On 06/21/2016 03:33 PM, Jonathan Vanasco wrote:
In effort of simplifying the work, I've created indexes on t_a that have all the related columns.
CREATE INDEX test_idx ON t_a(col_1, id) WHERE col_2 IS NOT FALSE;
CREATE INDEX test_idx__a ON t_a(col_1, id) WHERE col_2 IS NOT FALSE;
Aside from the name these indexes are identical...
postgres will query test_idx__a first (yay!) but then does a bitmap heap scan on t_a, and uses the raw t_a for the hash join.
I don't actually need any information from t_a - it's just there for the filtering, and ideally postgres would just use the index.
This is the description of a semi-join.
WHERE EXISTS (SELECT 1 FROM t_a WHERE t_a.id = t_a2b.a_id AND t_a.col_1 = 730 AND t_a.col_2 IS NOT FALSE)
I thought this might have been from using a partial index, but the same results happen with a full index.
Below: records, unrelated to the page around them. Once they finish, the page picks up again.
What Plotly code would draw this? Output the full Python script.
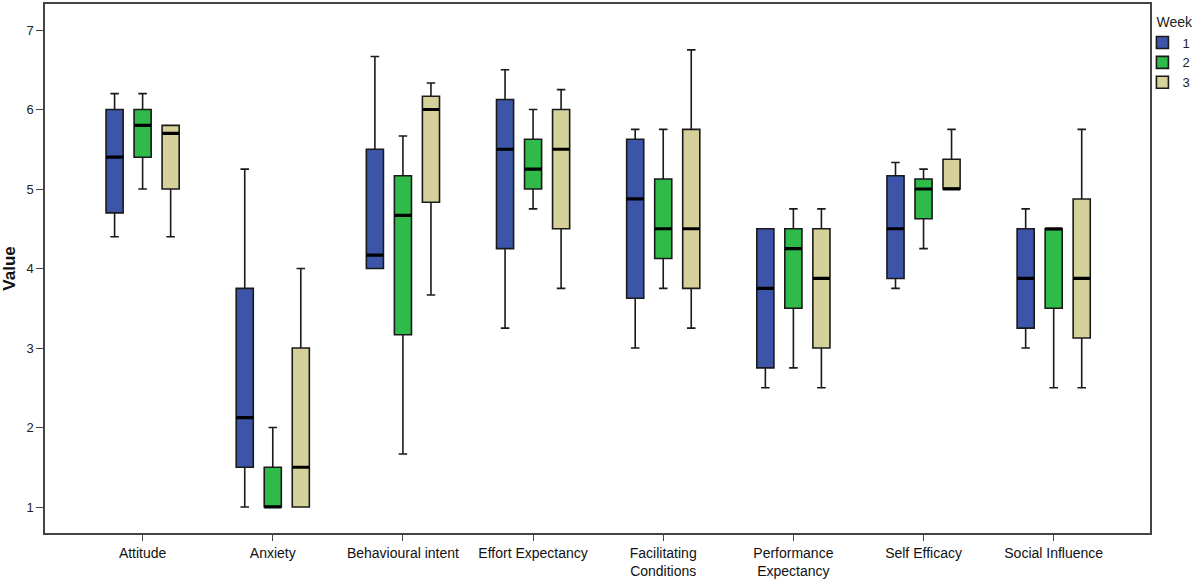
import plotly.graph_objects as go

categories = ["Attitude", "Anxiety", "Behavioural intent", "Effort Expectancy",
              "Facilitating<br>Conditions", "Performance<br>Expectancy",
              "Self Efficacy", "Social Influence"]
weeks = ["1", "2", "3"]
colors = ["#3d55a9", "#2fba4a", "#d6d19b"]

# Week 1
w1_low = [4.4, 1.0, 4.0, 3.25, 3.0, 2.5, 3.75, 3.0]
w1_q1 = [4.7, 1.5, 4.0, 4.25, 3.625, 2.75, 3.875, 3.25]
w1_med = [5.4, 2.125, 4.167, 5.5, 4.875, 3.75, 4.5, 3.875]
w1_q3 = [6.0, 3.75, 5.5, 6.125, 5.625, 4.5, 5.167, 4.5]
w1_high = [6.2, 5.25, 6.667, 6.5, 5.75, 4.5, 5.333, 4.75]

# Week 2
w2_low = [5.0, 1.0, 1.667, 4.75, 3.75, 2.75, 4.25, 2.5]
w2_q1 = [5.4, 1.0, 3.167, 5.0, 4.125, 3.5, 4.625, 3.5]
w2_med = [5.8, 1.0, 4.667, 5.25, 4.5, 4.25, 5.0, 4.5]
w2_q3 = [6.0, 1.5, 5.167, 5.625, 5.125, 4.5, 5.125, 4.5]
w2_high = [6.2, 2.0, 5.667, 6.0, 5.75, 4.75, 5.25, 4.5]

# Week 3
w3_low = [4.4, 1.0, 3.667, 3.75, 3.25, 2.5, 5.0, 2.5]
w3_q1 = [5.0, 1.0, 4.833, 4.5, 3.75, 3.0, 5.0, 3.125]
w3_med = [5.7, 1.5, 6.0, 5.5, 4.5, 3.875, 5.0, 3.875]
w3_q3 = [5.8, 3.0, 6.167, 6.0, 5.75, 4.5, 5.375, 4.875]
w3_high = [5.8, 4.0, 6.333, 6.25, 6.75, 4.75, 5.75, 5.75]

stats = [
    (w1_low, w1_q1, w1_med, w1_q3, w1_high),
    (w2_low, w2_q1, w2_med, w2_q3, w2_high),
    (w3_low, w3_q1, w3_med, w3_q3, w3_high),
]

fig = go.Figure()
for i, (lo, q1, med, q3, hi) in enumerate(stats):
    fig.add_trace(go.Box(
        name=weeks[i], x=categories, q1=q1, median=med, q3=q3,
        lowerfence=lo, upperfence=hi, offsetgroup=weeks[i],
        fillcolor=colors[i], line=dict(color="#1a1a1a", width=1.6),
        whiskerwidth=0.5, boxpoints=False, showlegend=True,
    ))
for i, (lo, q1, med, q3, hi) in enumerate(stats):
    # thick median bar overlay
    fig.add_trace(go.Box(
        name=weeks[i], x=categories, q1=med, median=med, q3=med,
        lowerfence=med, upperfence=med, offsetgroup=weeks[i],
        fillcolor="rgba(0,0,0,0)", line=dict(color="#000000", width=3.2),
        whiskerwidth=0, boxpoints=False, showlegend=False, hoverinfo="skip",
    ))

fig.update_layout(
    width=1200, height=580,
    margin=dict(l=45, r=50, t=4, b=47, autoexpand=False),
    paper_bgcolor="white", plot_bgcolor="white",
    boxmode="group", boxgap=0.354, boxgroupgap=0.39,
    font=dict(family="Liberation Sans, Arial", color="#222", size=12),
    legend=dict(title=dict(text="Week", font=dict(size=14)),
                x=1.004, y=0.99, xanchor="left", yanchor="top",
                font=dict(size=13), tracegroupgap=0, itemwidth=30,
                indentation=-12, bgcolor="rgba(0,0,0,0)"),
    xaxis=dict(type="category", categoryorder="array", categoryarray=categories,
               range=[-0.75, 7.74], showgrid=False, zeroline=False,
               showline=True, linecolor="#444", linewidth=1.5, mirror=True,
               ticks="outside", ticklen=6, tickcolor="#444",
               tickfont=dict(size=14, color="#111")),
    yaxis=dict(range=[0.673, 7.327], tickvals=[1, 2, 3, 4, 5, 6, 7],
               showgrid=False, zeroline=False,
               showline=True, linecolor="#444", linewidth=1.5, mirror=True,
               ticks="outside", ticklen=7, tickcolor="#444",
               tickfont=dict(size=13, color="#222"),
               title=dict(text="<b>Value</b>", font=dict(size=17, color="#111"),
                          standoff=6)),
)

fig.write_html(
    "out.html",
    config={"displayModeBar": False},
    post_script="document.body.style.margin='0px';"
                "document.documentElement.style.overflow='hidden';",
)
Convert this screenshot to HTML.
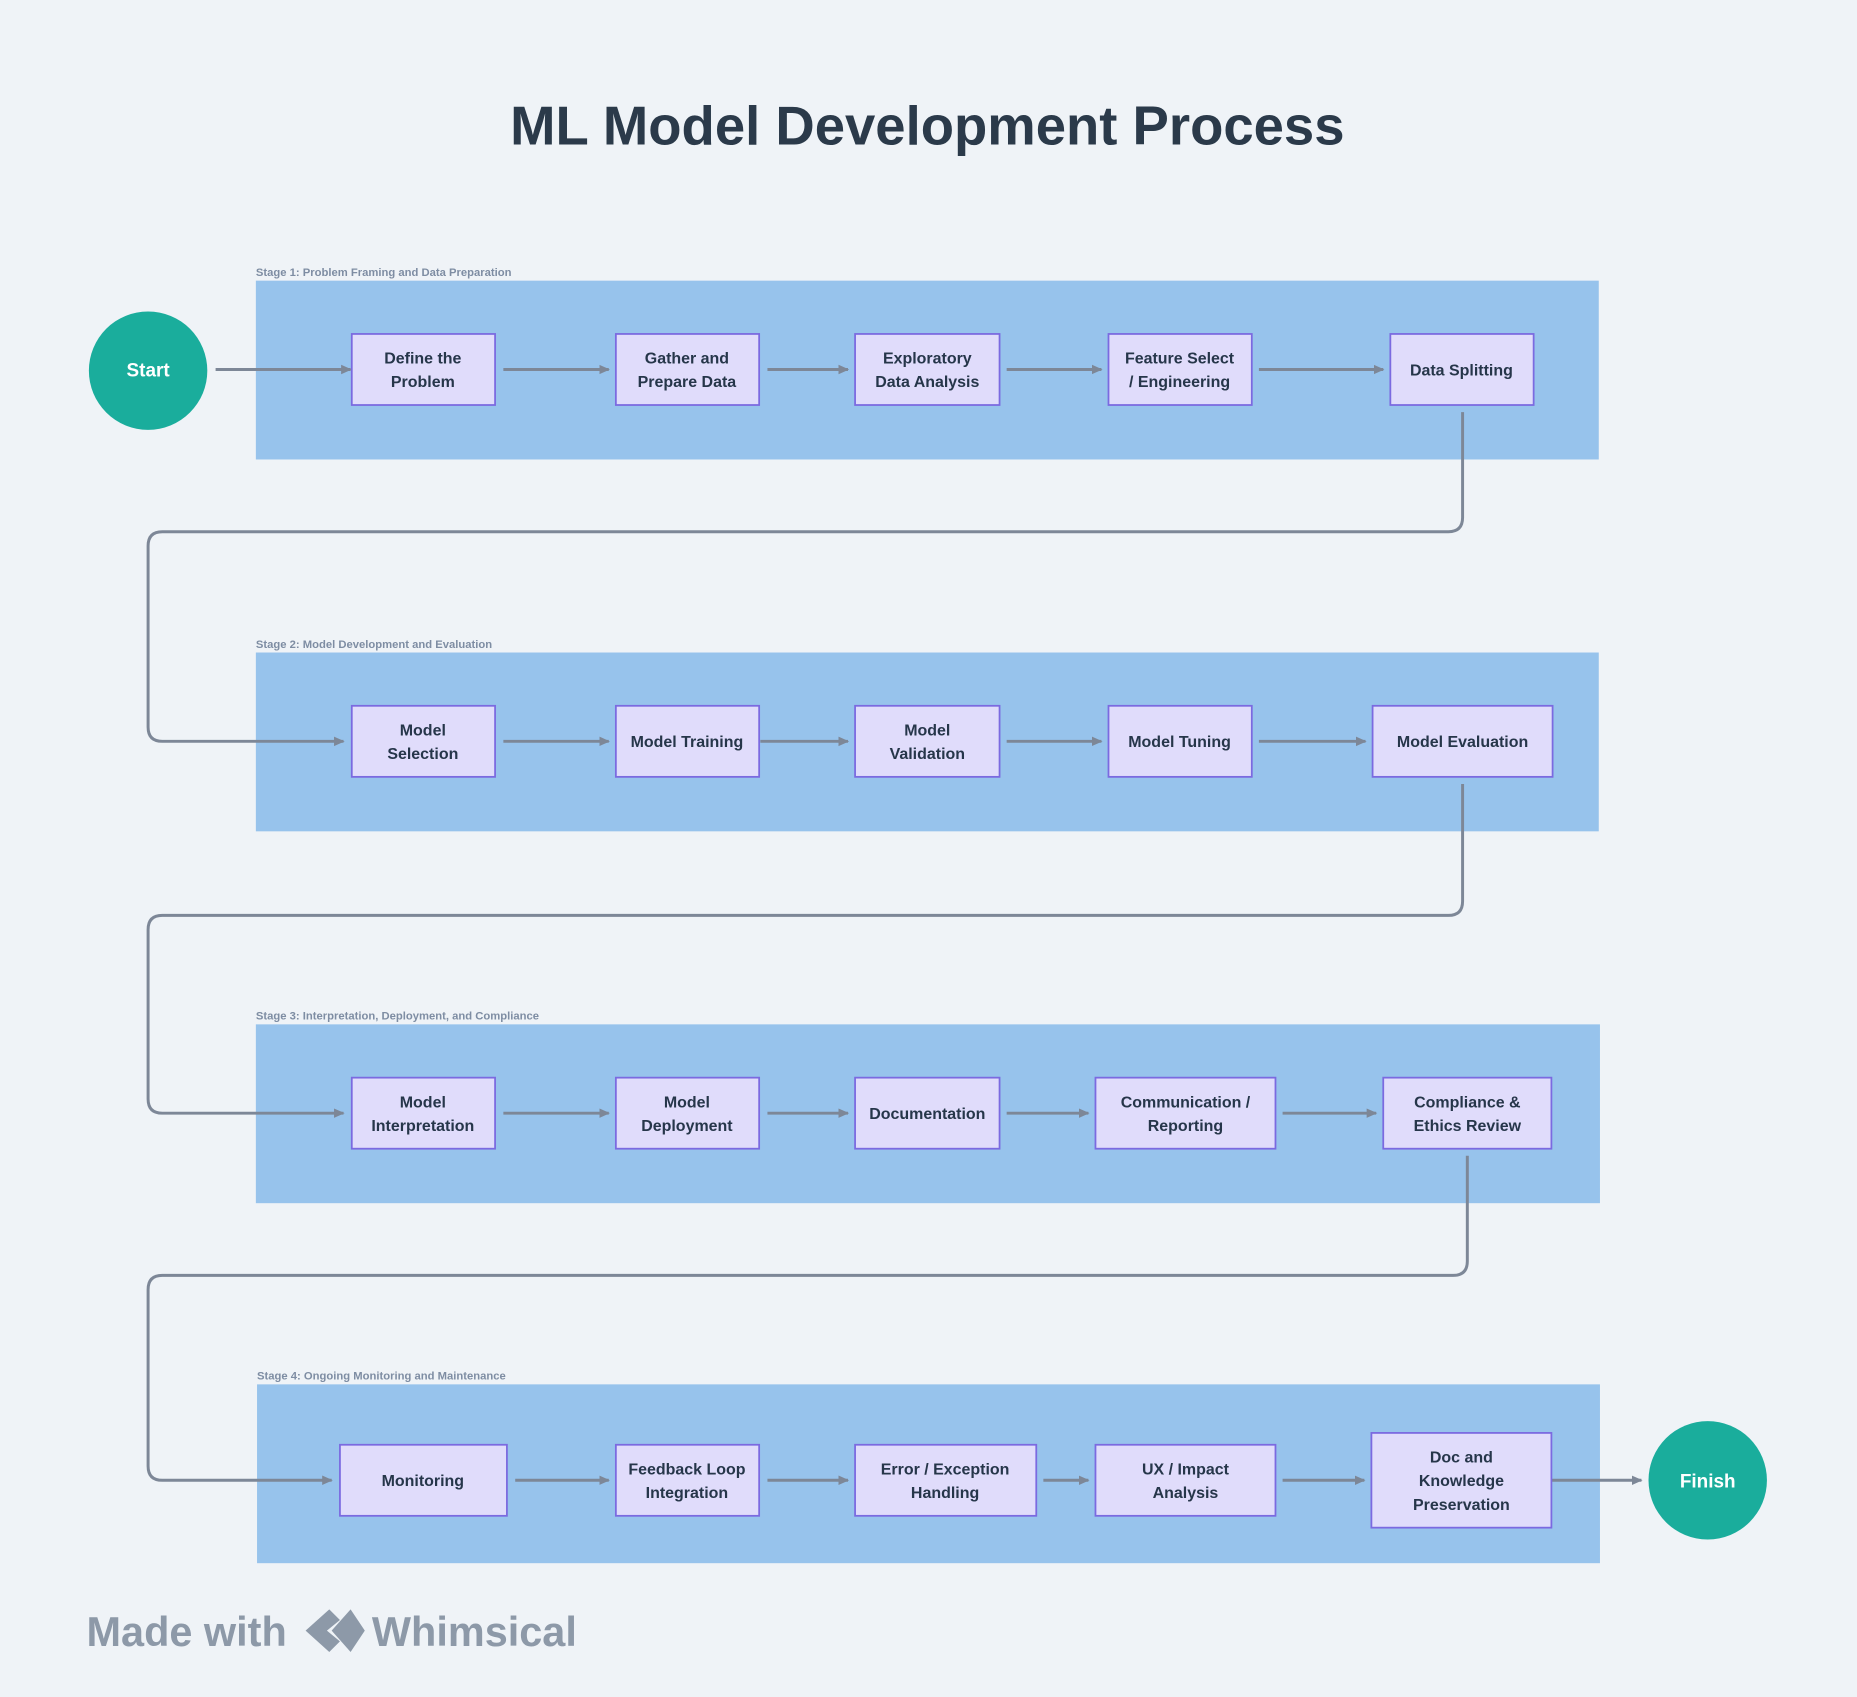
<!DOCTYPE html>
<html><head><meta charset="utf-8"><style>
html,body{margin:0;padding:0;background:#eff3f7;}
svg{display:block;}
text{font-family:"Liberation Sans","DejaVu Sans",sans-serif;}
.t{font-size:13.5px;font-weight:bold;fill:#26364a;text-anchor:middle;}
.s{font-size:9.5px;fill:#7e8da3;font-weight:bold;}
</style></head><body>
<svg width="1857" height="1697" viewBox="0 0 1568 1433" xmlns="http://www.w3.org/2000/svg">
<defs><marker id="a" markerWidth="10" markerHeight="10" refX="8" refY="5" orient="auto" markerUnits="userSpaceOnUse"><path d="M0,1 L9,5 L0,9 z" fill="#7d8797"/></marker></defs>
<rect width="1568" height="1433" fill="#eff3f7"/>
<text x="783" y="122" text-anchor="middle" style="font-size:46px;font-weight:bold;fill:#2b3a4a">ML Model Development Process</text>
<g fill="#97c3ec">
<rect x="216" y="237" width="1134" height="151"/>
<rect x="216" y="551" width="1134" height="151"/>
<rect x="216" y="865" width="1135" height="151"/>
<rect x="217" y="1169" width="1134" height="151"/>
</g>
<text class="s" x="216" y="233">Stage 1: Problem Framing and Data Preparation</text>
<text class="s" x="216" y="547">Stage 2: Model Development and Evaluation</text>
<text class="s" x="216" y="861">Stage 3: Interpretation, Deployment, and Compliance</text>
<text class="s" x="217" y="1165">Stage 4: Ongoing Monitoring and Maintenance</text>
<g fill="none" stroke="#7d8797" stroke-width="2.5" marker-end="url(#a)">
<path d="M182 312H296"/><path d="M425 312H514"/><path d="M648 312H716"/><path d="M850 312H930"/><path d="M1063 312H1168"/>
<path d="M1235 348V437Q1235 449 1223 449H137Q125 449 125 461V614Q125 626 137 626H290"/>
<path d="M425 626H514"/><path d="M642 626H716"/><path d="M850 626H930"/><path d="M1063 626H1153"/>
<path d="M1235 662V761Q1235 773 1223 773H137Q125 773 125 785V928Q125 940 137 940H290"/>
<path d="M425 940H514"/><path d="M648 940H716"/><path d="M850 940H919"/><path d="M1083 940H1162"/>
<path d="M1239 976V1065Q1239 1077 1227 1077H137Q125 1077 125 1089V1238Q125 1250 137 1250H280"/>
<path d="M435 1250H514"/><path d="M648 1250H716"/><path d="M881 1250H919"/><path d="M1083 1250H1152"/><path d="M1310 1250H1386"/>
</g>
<circle cx="125" cy="313" r="50" fill="#1aad9c"/><text x="125" y="318" text-anchor="middle" style="font-size:16px;font-weight:bold;fill:#fff">Start</text>
<circle cx="1442" cy="1250" r="50" fill="#1aad9c"/><text x="1442" y="1256" text-anchor="middle" style="font-size:16px;font-weight:bold;fill:#fff">Finish</text>
<g fill="#e0dcfb" stroke="#7b6ae0" stroke-width="1.5">
<rect x="297" y="282" width="121" height="60"/><rect x="520" y="282" width="121" height="60"/><rect x="722" y="282" width="122" height="60"/><rect x="936" y="282" width="121" height="60"/><rect x="1174" y="282" width="121" height="60"/>
<rect x="297" y="596" width="121" height="60"/><rect x="520" y="596" width="121" height="60"/><rect x="722" y="596" width="122" height="60"/><rect x="936" y="596" width="121" height="60"/><rect x="1159" y="596" width="152" height="60"/>
<rect x="297" y="910" width="121" height="60"/><rect x="520" y="910" width="121" height="60"/><rect x="722" y="910" width="122" height="60"/><rect x="925" y="910" width="152" height="60"/><rect x="1168" y="910" width="142" height="60"/>
<rect x="287" y="1220" width="141" height="60"/><rect x="520" y="1220" width="121" height="60"/><rect x="722" y="1220" width="153" height="60"/><rect x="925" y="1220" width="152" height="60"/><rect x="1158" y="1210" width="152" height="80"/>
</g>
<g class="t">
<text class="t" x="357" y="307">Define the</text><text class="t" x="357" y="327">Problem</text>
<text class="t" x="580" y="307">Gather and</text><text class="t" x="580" y="327">Prepare Data</text>
<text class="t" x="783" y="307">Exploratory</text><text class="t" x="783" y="327">Data Analysis</text>
<text class="t" x="996" y="307">Feature Select</text><text class="t" x="996" y="327">/ Engineering</text>
<text class="t" x="1234" y="317">Data Splitting</text>
<text class="t" x="357" y="621">Model</text><text class="t" x="357" y="641">Selection</text>
<text class="t" x="580" y="631">Model Training</text>
<text class="t" x="783" y="621">Model</text><text class="t" x="783" y="641">Validation</text>
<text class="t" x="996" y="631">Model Tuning</text>
<text class="t" x="1235" y="631">Model Evaluation</text>
<text class="t" x="357" y="935">Model</text><text class="t" x="357" y="955">Interpretation</text>
<text class="t" x="580" y="935">Model</text><text class="t" x="580" y="955">Deployment</text>
<text class="t" x="783" y="945">Documentation</text>
<text class="t" x="1001" y="935">Communication /</text><text class="t" x="1001" y="955">Reporting</text>
<text class="t" x="1239" y="935">Compliance &amp;</text><text class="t" x="1239" y="955">Ethics Review</text>
<text class="t" x="357" y="1255">Monitoring</text>
<text class="t" x="580" y="1245">Feedback Loop</text><text class="t" x="580" y="1265">Integration</text>
<text class="t" x="798" y="1245">Error / Exception</text><text class="t" x="798" y="1265">Handling</text>
<text class="t" x="1001" y="1245">UX / Impact</text><text class="t" x="1001" y="1265">Analysis</text>
<text class="t" x="1234" y="1235">Doc and</text><text class="t" x="1234" y="1255">Knowledge</text><text class="t" x="1234" y="1275">Preservation</text>
</g>
<text x="73" y="1390" style="font-size:35px;font-weight:bold;fill:#8d99a8">Made with</text>
<g fill="#8d99a8"><path d="M258 1377L278 1359L287 1368L276 1377L287 1386L278 1395Z"/><path d="M280 1377L296 1359L308 1377L296 1395Z"/></g>
<text x="314" y="1390" style="font-size:35px;font-weight:bold;fill:#8d99a8">Whimsical</text>
</svg>
</body></html>
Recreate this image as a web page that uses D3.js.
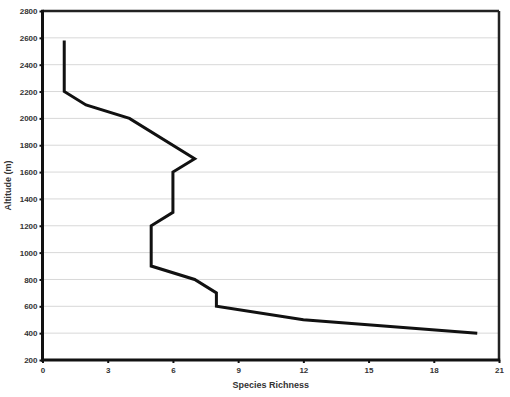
<!DOCTYPE html>
<html><head><meta charset="utf-8">
<script src="https://cdn.jsdelivr.net/npm/d3@7"></script>
<style>body{margin:0;background:#fff}svg{display:block}</style>
</head><body>
<svg id="c" width="510" height="397"></svg>
<script>
const richness = [1, 1, 2, 4, 7, 6, 6, 5, 5, 7, 8, 8, 12, 20];
const altitude = [2580, 2200, 2100, 2000, 1700, 1600, 1300, 1200, 900, 800, 700, 600, 500, 400];
const xTicks = [0, 3, 6, 9, 12, 15, 18, 21];
const yTicks = [200, 400, 600, 800, 1000, 1200, 1400, 1600, 1800, 2000, 2200, 2400, 2600, 2800];

const svg = d3.select("#c");
const L = 42.5, R = 499, T = 11, B = 360;
const x = d3.scaleLinear().domain([0, 21]).range([L, R]);
const y = d3.scaleLinear().domain([200, 2800]).range([B, T]);
const font = "Liberation Sans, Arial, sans-serif";

svg.append("rect").attr("width", 510).attr("height", 397).attr("fill", "#fff");

// gridlines
svg.append("g").selectAll("line").data(yTicks.slice(1, -1)).join("line")
  .attr("x1", L).attr("x2", R).attr("y1", d => y(d)).attr("y2", d => y(d))
  .attr("stroke", "#d8d8d8").attr("stroke-width", 1);

// axes
const yAxis = svg.append("g").attr("transform", `translate(${L},0)`)
  .call(d3.axisLeft(y).tickValues(yTicks).tickSize(3).tickPadding(2).tickFormat(d3.format("d")));
const xAxis = svg.append("g").attr("transform", `translate(0,${B})`)
  .call(d3.axisBottom(x).tickValues(xTicks).tickSize(3).tickPadding(4).tickFormat(d3.format("d")));
[xAxis, yAxis].forEach(a => {
  a.select(".domain").remove();
  a.selectAll(".tick line").attr("stroke", "#111").attr("stroke-width", 2);
  a.selectAll(".tick text").attr("font-family", font).attr("font-size", 8)
    .attr("font-weight", "bold").attr("fill", "#333");
});

// frame
svg.append("line").attr("x1", L).attr("x2", R).attr("y1", T).attr("y2", T).attr("stroke", "#222").attr("stroke-width", 2.5);
svg.append("line").attr("x1", R).attr("x2", R).attr("y1", T).attr("y2", B).attr("stroke", "#222").attr("stroke-width", 2.5);
svg.append("line").attr("x1", L).attr("x2", L).attr("y1", T - 1.2).attr("y2", B + 1.5).attr("stroke", "#111").attr("stroke-width", 3);
svg.append("line").attr("x1", L - 1.5).attr("x2", R + 1.2).attr("y1", B).attr("y2", B).attr("stroke", "#111").attr("stroke-width", 3);

// line
const pts = richness.map((r, i) => [r, altitude[i]]);
svg.append("path").datum(pts)
  .attr("d", d3.line().x(d => x(d[0])).y(d => y(d[1])))
  .attr("fill", "none").attr("stroke", "#111").attr("stroke-width", 3).attr("stroke-linejoin", "miter");

// titles
svg.append("text").attr("x", (L + R) / 2).attr("y", 388).attr("text-anchor", "middle")
  .attr("font-family", font).attr("font-size", 9).attr("font-weight", "bold").attr("fill", "#333")
  .text("Species Richness");
svg.append("text").attr("transform", `translate(11,${(T + B) / 2}) rotate(-90)`).attr("text-anchor", "middle")
  .attr("font-family", font).attr("font-size", 9).attr("font-weight", "bold").attr("fill", "#333")
  .text("Altitude (m)");
</script>
</body></html>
I just can't seem to avoid this hash join against the full table.
anyone have a suggestion?
The below works without including t_a in the FROM?
example query
SELECT t_a2b.b_id AS b_id,
count(t_a2b.b_id) AS counted
FROM t_a2b
WHERE
t_a2b.col_a = 1
AND
t_a.col_1 = 730
AND
t_a.col_2 IS NOT False
GROUP BY t_a2b.b_id
ORDER BY counted DESC,
t_a2b.b_id ASC
These two items combined reduce the desirability of diagnosing this...it doesn't seem like you've faithfully recreated the scenario for us to evaluate.
Your post is also not self-contained and you haven't provided the actual EXPLAINs you are getting.
David J.